No OSWAAAAALDO!, que foi o primeiro dessa série, era mais ou menos o contrário: eu precisava divertir, mas queria também emocionar. Era vital que ele fosse o mais engraçado possível, chegando, às vezes, ao absurdo. Para o encontro com cada animal, era preciso ter uma estratégia diferente em cada um, e assim não ficar repetitivo; era importante que o leitor não perdesse o interesse. E ao mesmo tempo, eu tinha que conduzir para um final que aliviasse toda a tensão e ansiedade do macaco para encontrar um amigo, uma tensão que percorre todo o livro. Acho que eu consegui, se for ver a reação de vários alunos, que se identificaram muito com Oswaldo, e estavam bastante curiosos sobre como criei o livro. A ilustração do OSWAAAAALDO! é bem colorida, ao contrário da Sem-no, para contribuir com a diversão.

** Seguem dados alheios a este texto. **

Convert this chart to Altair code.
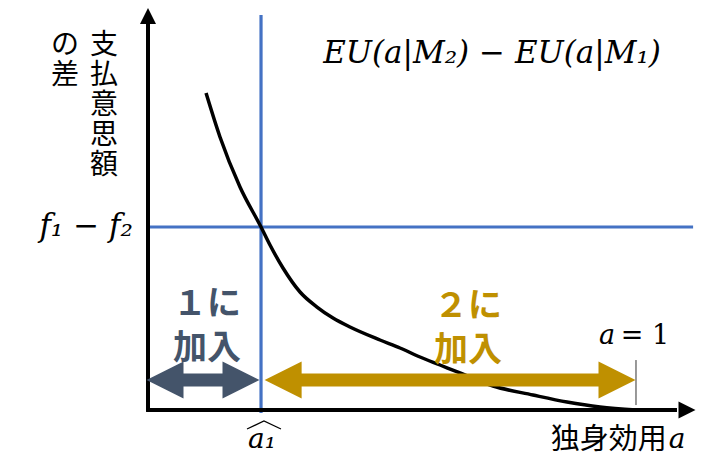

O Oswaldo treinador esportivo é o segundo livro da série, e o maior desafio foi manter o espírito do OSWAAAAALDO!, que tanto divertiu esses alunos, mas não repetir piadas e sempre tentando acrescentar algo novo, até para mostrar que o Oswaldo está crescendo e evoluindo, como acontece com toda criança.

Palavras: Qual sua expectativa para os jovens leitores e estudantes que conhecerão suas histórias?

Fernandoapires: Espero que eles se divirtam e se emocionem tanto quanto eu, enquanto as escrevia e desenhava, e que voltem a lê-las mais tarde porque sentiram saudades dos personagens. E se descobrirem, a cada leitura, novos detalhes que não perceberam nas leituras anteriores, ficarei realizado como autor.